House Speaker John Boehner told reporters today that the way to reopen the partially shut government is for Democrats to negotiate with him and accept changes that would produce “fairness” under the Affordable Care Act.
The Ohio Republican also said he doesn’t want the U.S. to default on its debt.
The Treasury Department said yesterday that a federal default could lead to a recession comparable to the 2008 financial crisis or worse. Separately, International Monetary Fund Managing Director Christine Lagarde said in a speech in Washington that it’s “mission-critical” for the U.S. to raise the borrowing limit as a default would damage the world economy.
“The main focus is the debt ceiling debate but the risk of default is very small because the consequences are so severe,” Graham Bishop, the London-based senior equity strategist at Exane BNP Paribas, said in an interview.
Standard & Poor’s stripped the U.S. of its AAA credit rating in August 2011 amid a similar stalemate between Obama and Congress over whether to raise the debt ceiling, and the S&P 500 fell more than 11 percent in three days.
The losses were later reversed, as the Federal Reserve pledged to hold the benchmark interest rate near zero and maintain bond purchases to support the economy. The S&P 500 gained 25 percent in the 12 months through August 2012.
Investors are watching Fed officials today for indications of when policy makers will begin paring the bond-buying program.
Fed Bank of Dallas President Richard Fisher reiterated in a speech in Little Rock, Arkansas, that he wanted stimulus tapering to begin in September. Fed Bank of Minneapolis President Narayana Kocherlakota speaks on monetary policy after the close of European trading in Minnesota.
National benchmark indexes gained in 13 of the 18 western European markets. The U.K’s FTSE 100 added 0.1 percent, France’s CAC 40 rose 0.9 percent and Germany’s DAX increased 0.3 percent.
Nokian Renkaat slumped 7.6 percent to 34.69 euros. Operating profit and net sales will fall this year from 2012, the company said in a statement today. That compares to an August prediction that sales and profit could increase in the full-year.
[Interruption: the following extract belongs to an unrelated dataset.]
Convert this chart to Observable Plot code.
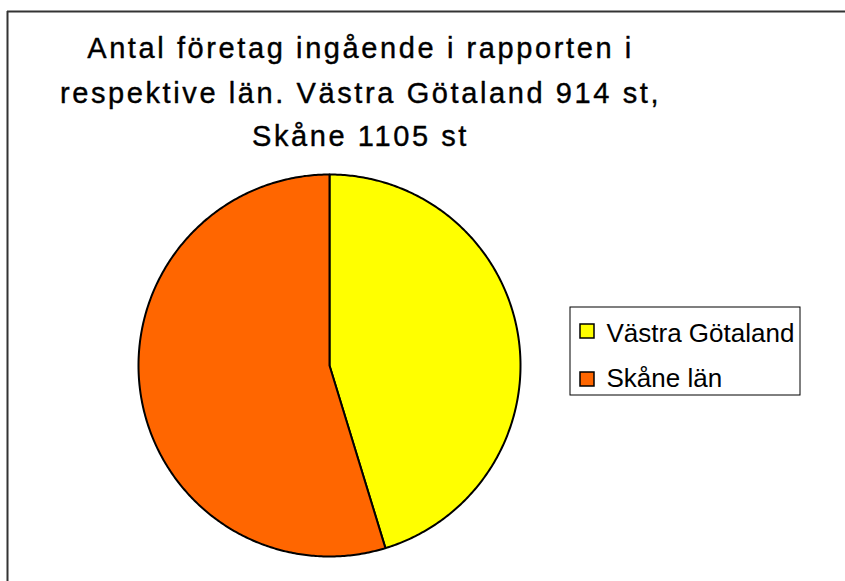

Voestalpine slipped 2.3 percent to 34.67 euros in Vienna. Citigroup cut its recommendation to neutral from buy, saying the stock is expensive after rallying more than 50 percent since April 18. The brokerage also cut its rating on the European steel sector to underweight, similar to sell, saying hopes the industry will emerge from its current weakness are unfounded.
Italy’s FTSE MIB climbed 1.6 percent as a Senate panel recommended Silvio Berlusconi’s expulsion from the upper house because of his conviction for tax fraud. The recommendation must still be put before the Senate for a final vote. Banks led gains in Italy, with UniCredit SpA rising 3.4 percent to 5.23 euros, its highest price since December 2011, and Mediobanca SpA advancing 4.4 percent to 5.91 euros.
Lindt climbed 3.6 percent to 44,430 francs after the world’s largest premium chocolate maker said it will begin purchasing shares at the end of this month until the end of 2014, while maintaining its current dividend policy.
Deutsche Lufthansa AG rose 2.1 percent to 14.41 euros. Europe’s second-largest airline said operating losses at its Germanwings discount carrier will fall by 90 million euros ($122 million) this year. In a statement on its website late yesterday, Lufthansa also said that costs for upgrading cabins and lounges will exceed 500 million euros through 2015.